(Short exercise): Do not copy the pictures; transcribe all other material exactly.

══════════════════════════════

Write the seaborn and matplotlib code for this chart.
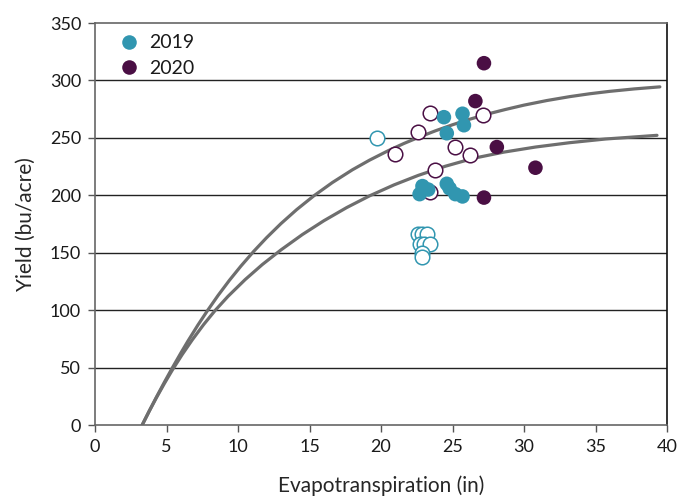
import matplotlib
matplotlib.use("Agg")
import matplotlib.pyplot as plt
import seaborn as sns
import pandas as pd

# puntos 2019 (relleno / hueco)
et_2019_filled = [24.4, 25.7, 25.8, 24.6, 22.7, 22.9, 23.3, 24.6, 24.8, 25.2, 25.7]
yld_2019_filled = [268, 271, 261, 254, 201, 208, 205, 210, 206, 201, 199]
et_2019_open = [19.7, 22.6, 22.9, 23.2, 22.7, 23.0, 23.4, 22.9, 22.9]
yld_2019_open = [250, 166, 166, 166, 158, 158, 158, 150, 146]

# puntos 2020
et_2020_filled = [27.2, 26.6, 28.1, 30.8, 27.2]
yld_2020_filled = [315, 282, 242, 224, 198]
et_2020_open = [23.4, 27.1, 22.6, 21.0, 25.2, 26.2, 23.8, 23.4]
yld_2020_open = [272, 270, 255, 236, 242, 235, 222, 203]

# curvas ajustadas
curva_sup_x = [3.3, 3.8, 4.3, 4.85, 5.4, 6.0, 6.5, 7.2, 7.85, 8.6, 9.4, 10.2, 11.1, 12.0,
               13.0, 14.1, 15.3, 16.6, 18.0, 19.2, 20.5, 21.6, 22.7, 23.8, 25.0, 26.2,
               27.5, 28.7, 30.0, 31.6, 33.2, 34.6, 36.0, 37.7, 39.5]
curva_sup_y = [0, 12.4, 24.4, 37.2, 49.6, 62.6, 73.1, 87.1, 99.3, 112.7, 126, 138.3, 151.2, 163.1,
               175.3, 187.5, 199.5, 211.1, 222.2, 230.6, 238.8, 245.1, 250.8, 256.1, 261.4, 266.2,
               270.9, 274.7, 278.5, 282.5, 285.9, 288.4, 290.5, 292.6, 294.4]
curva_inf_x = [3.3, 3.8, 4.3, 4.85, 5.4, 6.1, 6.8, 7.6, 8.4, 9.3, 10.5, 11.7, 13.0, 14.5,
               16.0, 17.6, 19.2, 20.9, 22.6, 24.5, 26.5, 28.6, 30.8, 33.2, 35.7, 39.3]
curva_inf_y = [0, 12.2, 23.9, 36.1, 47.7, 61.4, 74.1, 87.5, 99.7, 112, 126.6, 139.7, 152.4, 165.8,
               177.8, 189.3, 199.5, 209, 217.3, 225.3, 232.3, 237.6, 242, 245.8, 249, 252.2]

x_ticks = [0, 5, 10, 15, 20, 25, 30, 35, 40]
y_ticks = [0, 50, 100, 150, 200, 250, 300, 350]

teal = "#3196b0"
morado = "#4a0f44"
gris = "#6e6e6e"

sns.set_theme(style="white")
plt.rcParams["font.family"] = ["Lato", "DejaVu Sans"]
plt.rcParams["text.color"] = "#1a1a1a"
plt.rcParams["xtick.color"] = "#555555"
plt.rcParams["ytick.color"] = "#555555"
plt.rcParams["xtick.labelcolor"] = "#1a1a1a"
plt.rcParams["ytick.labelcolor"] = "#1a1a1a"

fig = plt.figure(figsize=(6.81, 4.96), dpi=100)
ax = fig.add_axes([95 / 681, 71 / 496, 572 / 681, 402 / 496])

for yv in y_ticks[1:-1]:
    ax.axhline(yv, color="#222222", lw=1.0, zorder=1)

sns.lineplot(x=curva_sup_x, y=curva_sup_y, ax=ax, color=gris, lw=2.3, sort=False, zorder=2)
sns.lineplot(x=curva_inf_x, y=curva_inf_y, ax=ax, color=gris, lw=2.3, sort=False, zorder=2)

sns.scatterplot(x=et_2019_open, y=yld_2019_open, ax=ax, s=110, facecolor="white",
                edgecolor=teal, linewidth=1.1, zorder=3)
sns.scatterplot(x=et_2020_open, y=yld_2020_open, ax=ax, s=110, facecolor="white",
                edgecolor=morado, linewidth=1.1, zorder=3)

df = pd.DataFrame({
    "et": et_2019_filled + et_2020_filled,
    "yield": yld_2019_filled + yld_2020_filled,
    "year": ["2019"] * len(et_2019_filled) + ["2020"] * len(et_2020_filled),
})
sns.scatterplot(data=df, x="et", y="yield", hue="year", palette=[teal, morado],
                s=110, linewidth=0, ax=ax, zorder=4)

ax.set_xlim(0, 40)
ax.set_ylim(0, 350)
ax.set_xticks(x_ticks)
ax.set_yticks(y_ticks)
ax.tick_params(axis="both", labelsize=13, length=5, width=1, direction="out",
               bottom=True, left=True, pad=5)
ax.set_xlabel("Evapotranspiration (in)", fontsize=15, labelpad=15)
ax.set_ylabel("Yield (bu/acre)", fontsize=15, labelpad=10)

for lado in ["left", "bottom", "top"]:
    ax.spines[lado].set_color("#666666")
    ax.spines[lado].set_linewidth(1.2)
ax.spines["right"].set_color("#111111")
ax.spines["right"].set_linewidth(1.2)

leg = ax.legend(loc="upper left", bbox_to_anchor=(-0.005, 1.015), frameon=False,
                fontsize=14, handletextpad=0.05, labelspacing=0.45, markerscale=1.0)

fig.savefig("out.png", dpi=100)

══════════════════════════════

(Result):
Write the seaborn and matplotlib code for this chart.
import matplotlib
matplotlib.use("Agg")
import matplotlib.pyplot as plt
import seaborn as sns
import pandas as pd

# puntos 2019 (relleno / hueco)
et_2019_filled = [24.4, 25.7, 25.8, 24.6, 22.7, 22.9, 23.3, 24.6, 24.8, 25.2, 25.7]
yld_2019_filled = [268, 271, 261, 254, 201, 208, 205, 210, 206, 201, 199]
et_2019_open = [19.7, 22.6, 22.9, 23.2, 22.7, 23.0, 23.4, 22.9, 22.9]
yld_2019_open = [250, 166, 166, 166, 158, 158, 158, 150, 146]

# puntos 2020
et_2020_filled = [27.2, 26.6, 28.1, 30.8, 27.2]
yld_2020_filled = [315, 282, 242, 224, 198]
et_2020_open = [23.4, 27.1, 22.6, 21.0, 25.2, 26.2, 23.8, 23.4]
yld_2020_open = [272, 270, 255, 236, 242, 235, 222, 203]

# curvas ajustadas
curva_sup_x = [3.3, 3.8, 4.3, 4.85, 5.4, 6.0, 6.5, 7.2, 7.85, 8.6, 9.4, 10.2, 11.1, 12.0,
               13.0, 14.1, 15.3, 16.6, 18.0, 19.2, 20.5, 21.6, 22.7, 23.8, 25.0, 26.2,
               27.5, 28.7, 30.0, 31.6, 33.2, 34.6, 36.0, 37.7, 39.5]
curva_sup_y = [0, 12.4, 24.4, 37.2, 49.6, 62.6, 73.1, 87.1, 99.3, 112.7, 126, 138.3, 151.2, 163.1,
               175.3, 187.5, 199.5, 211.1, 222.2, 230.6, 238.8, 245.1, 250.8, 256.1, 261.4, 266.2,
               270.9, 274.7, 278.5, 282.5, 285.9, 288.4, 290.5, 292.6, 294.4]
curva_inf_x = [3.3, 3.8, 4.3, 4.85, 5.4, 6.1, 6.8, 7.6, 8.4, 9.3, 10.5, 11.7, 13.0, 14.5,
               16.0, 17.6, 19.2, 20.9, 22.6, 24.5, 26.5, 28.6, 30.8, 33.2, 35.7, 39.3]
curva_inf_y = [0, 12.2, 23.9, 36.1, 47.7, 61.4, 74.1, 87.5, 99.7, 112, 126.6, 139.7, 152.4, 165.8,
               177.8, 189.3, 199.5, 209, 217.3, 225.3, 232.3, 237.6, 242, 245.8, 249, 252.2]

x_ticks = [0, 5, 10, 15, 20, 25, 30, 35, 40]
y_ticks = [0, 50, 100, 150, 200, 250, 300, 350]

teal = "#3196b0"
morado = "#4a0f44"
gris = "#6e6e6e"

sns.set_theme(style="white")
plt.rcParams["font.family"] = ["Lato", "DejaVu Sans"]
plt.rcParams["text.color"] = "#1a1a1a"
plt.rcParams["xtick.color"] = "#555555"
plt.rcParams["ytick.color"] = "#555555"
plt.rcParams["xtick.labelcolor"] = "#1a1a1a"
plt.rcParams["ytick.labelcolor"] = "#1a1a1a"

fig = plt.figure(figsize=(6.81, 4.96), dpi=100)
ax = fig.add_axes([95 / 681, 71 / 496, 572 / 681, 402 / 496])

for yv in y_ticks[1:-1]:
    ax.axhline(yv, color="#222222", lw=1.0, zorder=1)

sns.lineplot(x=curva_sup_x, y=curva_sup_y, ax=ax, color=gris, lw=2.3, sort=False, zorder=2)
sns.lineplot(x=curva_inf_x, y=curva_inf_y, ax=ax, color=gris, lw=2.3, sort=False, zorder=2)

sns.scatterplot(x=et_2019_open, y=yld_2019_open, ax=ax, s=110, facecolor="white",
                edgecolor=teal, linewidth=1.1, zorder=3)
sns.scatterplot(x=et_2020_open, y=yld_2020_open, ax=ax, s=110, facecolor="white",
                edgecolor=morado, linewidth=1.1, zorder=3)

df = pd.DataFrame({
    "et": et_2019_filled + et_2020_filled,
    "yield": yld_2019_filled + yld_2020_filled,
    "year": ["2019"] * len(et_2019_filled) + ["2020"] * len(et_2020_filled),
})
sns.scatterplot(data=df, x="et", y="yield", hue="year", palette=[teal, morado],
                s=110, linewidth=0, ax=ax, zorder=4)

ax.set_xlim(0, 40)
ax.set_ylim(0, 350)
ax.set_xticks(x_ticks)
ax.set_yticks(y_ticks)
ax.tick_params(axis="both", labelsize=13, length=5, width=1, direction="out",
               bottom=True, left=True, pad=5)
ax.set_xlabel("Evapotranspiration (in)", fontsize=15, labelpad=15)
ax.set_ylabel("Yield (bu/acre)", fontsize=15, labelpad=10)

for lado in ["left", "bottom", "top"]:
    ax.spines[lado].set_color("#666666")
    ax.spines[lado].set_linewidth(1.2)
ax.spines["right"].set_color("#111111")
ax.spines["right"].set_linewidth(1.2)

leg = ax.legend(loc="upper left", bbox_to_anchor=(-0.005, 1.015), frameon=False,
                fontsize=14, handletextpad=0.05, labelspacing=0.45, markerscale=1.0)

fig.savefig("out.png", dpi=100)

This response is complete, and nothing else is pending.